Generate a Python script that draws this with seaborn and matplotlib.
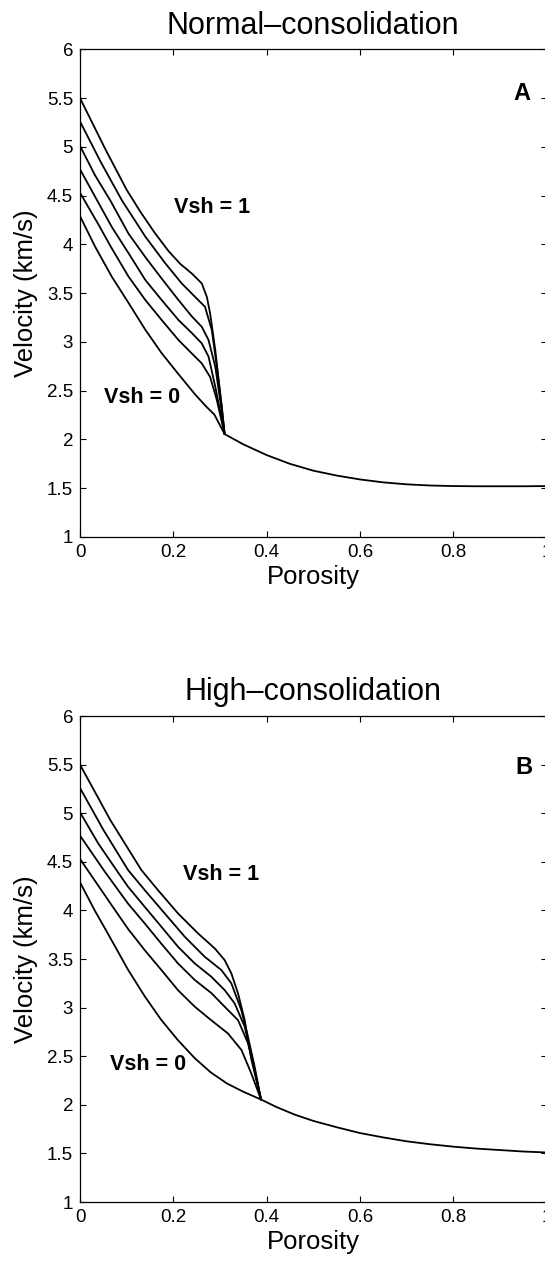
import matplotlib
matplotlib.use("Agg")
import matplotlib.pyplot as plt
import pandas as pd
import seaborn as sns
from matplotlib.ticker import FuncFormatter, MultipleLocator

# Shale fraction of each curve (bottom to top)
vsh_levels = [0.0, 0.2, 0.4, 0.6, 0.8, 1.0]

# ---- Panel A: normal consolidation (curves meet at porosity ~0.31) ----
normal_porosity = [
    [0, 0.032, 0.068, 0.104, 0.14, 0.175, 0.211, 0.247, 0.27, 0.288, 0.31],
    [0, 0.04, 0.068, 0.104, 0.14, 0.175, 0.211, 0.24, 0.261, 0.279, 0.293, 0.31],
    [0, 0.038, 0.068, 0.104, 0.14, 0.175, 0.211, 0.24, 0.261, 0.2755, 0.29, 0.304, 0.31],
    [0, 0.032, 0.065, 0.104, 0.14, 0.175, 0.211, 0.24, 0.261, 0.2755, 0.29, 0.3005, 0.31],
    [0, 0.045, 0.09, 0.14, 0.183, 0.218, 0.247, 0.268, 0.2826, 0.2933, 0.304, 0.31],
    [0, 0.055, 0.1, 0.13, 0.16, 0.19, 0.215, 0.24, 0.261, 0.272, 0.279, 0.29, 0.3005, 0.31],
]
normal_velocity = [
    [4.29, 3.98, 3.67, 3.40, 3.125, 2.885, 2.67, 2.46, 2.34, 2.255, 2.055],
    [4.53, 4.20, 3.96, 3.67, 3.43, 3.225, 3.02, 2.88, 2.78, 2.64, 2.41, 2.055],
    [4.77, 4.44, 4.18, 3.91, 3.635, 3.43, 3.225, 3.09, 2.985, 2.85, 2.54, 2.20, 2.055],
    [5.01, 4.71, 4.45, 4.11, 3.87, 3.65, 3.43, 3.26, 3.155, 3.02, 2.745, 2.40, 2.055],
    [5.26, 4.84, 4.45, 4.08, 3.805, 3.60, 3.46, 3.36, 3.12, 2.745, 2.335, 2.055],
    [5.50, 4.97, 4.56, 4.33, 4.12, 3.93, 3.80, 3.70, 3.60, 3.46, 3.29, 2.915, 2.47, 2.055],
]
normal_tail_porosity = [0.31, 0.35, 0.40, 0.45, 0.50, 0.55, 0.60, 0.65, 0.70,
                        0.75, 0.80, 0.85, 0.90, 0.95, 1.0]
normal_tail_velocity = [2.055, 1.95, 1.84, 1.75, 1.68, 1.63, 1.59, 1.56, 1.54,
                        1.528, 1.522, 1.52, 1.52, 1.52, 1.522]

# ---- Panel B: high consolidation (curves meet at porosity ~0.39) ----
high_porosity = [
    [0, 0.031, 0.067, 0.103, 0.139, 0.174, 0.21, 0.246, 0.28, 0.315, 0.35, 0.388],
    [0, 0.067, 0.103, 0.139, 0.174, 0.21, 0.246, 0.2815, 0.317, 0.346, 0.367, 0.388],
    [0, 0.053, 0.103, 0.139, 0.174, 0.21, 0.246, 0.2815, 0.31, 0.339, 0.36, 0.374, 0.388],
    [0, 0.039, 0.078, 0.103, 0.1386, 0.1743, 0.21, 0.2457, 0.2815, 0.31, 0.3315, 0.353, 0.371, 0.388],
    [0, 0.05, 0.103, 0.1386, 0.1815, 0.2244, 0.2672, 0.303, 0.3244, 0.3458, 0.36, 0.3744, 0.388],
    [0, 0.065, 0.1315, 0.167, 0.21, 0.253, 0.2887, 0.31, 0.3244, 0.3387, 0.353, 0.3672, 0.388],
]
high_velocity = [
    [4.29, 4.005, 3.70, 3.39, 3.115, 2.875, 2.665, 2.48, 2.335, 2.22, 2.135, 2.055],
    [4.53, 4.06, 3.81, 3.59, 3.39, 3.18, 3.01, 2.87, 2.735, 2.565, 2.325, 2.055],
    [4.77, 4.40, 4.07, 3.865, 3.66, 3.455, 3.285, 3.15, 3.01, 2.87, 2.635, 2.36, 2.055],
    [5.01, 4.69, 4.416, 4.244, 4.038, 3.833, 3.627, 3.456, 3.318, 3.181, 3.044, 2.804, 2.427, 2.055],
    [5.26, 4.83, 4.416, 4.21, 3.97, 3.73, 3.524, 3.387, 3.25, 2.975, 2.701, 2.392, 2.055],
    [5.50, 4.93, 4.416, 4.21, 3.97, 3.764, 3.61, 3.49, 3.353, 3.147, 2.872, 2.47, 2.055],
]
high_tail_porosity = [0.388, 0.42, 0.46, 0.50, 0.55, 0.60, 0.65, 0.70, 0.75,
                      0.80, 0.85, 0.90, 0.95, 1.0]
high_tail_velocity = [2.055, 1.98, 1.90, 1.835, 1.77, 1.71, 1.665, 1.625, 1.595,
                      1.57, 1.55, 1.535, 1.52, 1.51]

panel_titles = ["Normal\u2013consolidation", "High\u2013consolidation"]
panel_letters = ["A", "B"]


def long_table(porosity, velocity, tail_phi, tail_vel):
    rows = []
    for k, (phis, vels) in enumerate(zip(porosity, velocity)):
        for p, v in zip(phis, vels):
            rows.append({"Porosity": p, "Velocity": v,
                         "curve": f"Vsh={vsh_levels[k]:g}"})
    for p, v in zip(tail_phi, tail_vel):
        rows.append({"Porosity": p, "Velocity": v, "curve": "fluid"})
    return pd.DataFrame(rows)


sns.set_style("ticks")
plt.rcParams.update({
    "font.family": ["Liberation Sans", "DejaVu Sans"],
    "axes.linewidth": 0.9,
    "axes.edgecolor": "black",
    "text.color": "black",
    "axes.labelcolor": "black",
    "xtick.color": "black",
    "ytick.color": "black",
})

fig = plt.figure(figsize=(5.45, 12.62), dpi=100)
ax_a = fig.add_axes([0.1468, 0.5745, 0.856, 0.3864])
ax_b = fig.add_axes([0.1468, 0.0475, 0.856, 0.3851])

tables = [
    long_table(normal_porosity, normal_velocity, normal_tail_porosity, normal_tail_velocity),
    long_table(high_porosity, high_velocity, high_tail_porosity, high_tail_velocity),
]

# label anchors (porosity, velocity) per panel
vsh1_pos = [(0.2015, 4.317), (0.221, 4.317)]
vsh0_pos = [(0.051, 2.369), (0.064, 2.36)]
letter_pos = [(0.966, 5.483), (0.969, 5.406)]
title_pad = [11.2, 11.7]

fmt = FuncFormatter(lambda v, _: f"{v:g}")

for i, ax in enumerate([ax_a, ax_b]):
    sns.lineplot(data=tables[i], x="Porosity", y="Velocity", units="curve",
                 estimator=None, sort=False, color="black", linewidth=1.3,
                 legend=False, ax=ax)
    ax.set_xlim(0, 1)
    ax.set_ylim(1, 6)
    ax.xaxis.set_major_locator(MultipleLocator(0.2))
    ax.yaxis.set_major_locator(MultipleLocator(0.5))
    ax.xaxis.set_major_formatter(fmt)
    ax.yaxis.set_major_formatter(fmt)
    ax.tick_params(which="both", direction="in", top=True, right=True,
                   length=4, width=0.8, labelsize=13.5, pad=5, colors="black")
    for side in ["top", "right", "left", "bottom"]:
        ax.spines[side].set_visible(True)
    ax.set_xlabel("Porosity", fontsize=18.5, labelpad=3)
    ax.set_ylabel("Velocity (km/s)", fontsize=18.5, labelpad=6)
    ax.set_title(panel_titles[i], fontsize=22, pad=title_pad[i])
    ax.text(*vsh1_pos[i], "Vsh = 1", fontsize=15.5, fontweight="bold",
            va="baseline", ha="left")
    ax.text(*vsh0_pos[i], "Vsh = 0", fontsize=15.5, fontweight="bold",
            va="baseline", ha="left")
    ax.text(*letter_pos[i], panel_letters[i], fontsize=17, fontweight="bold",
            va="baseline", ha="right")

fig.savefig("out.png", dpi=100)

■ **Exercise goal**
Show every line that contains the word "seaborn".

■ **Exercise result**
Generate a Python script that draws this with seaborn and matplotlib.
import seaborn as sns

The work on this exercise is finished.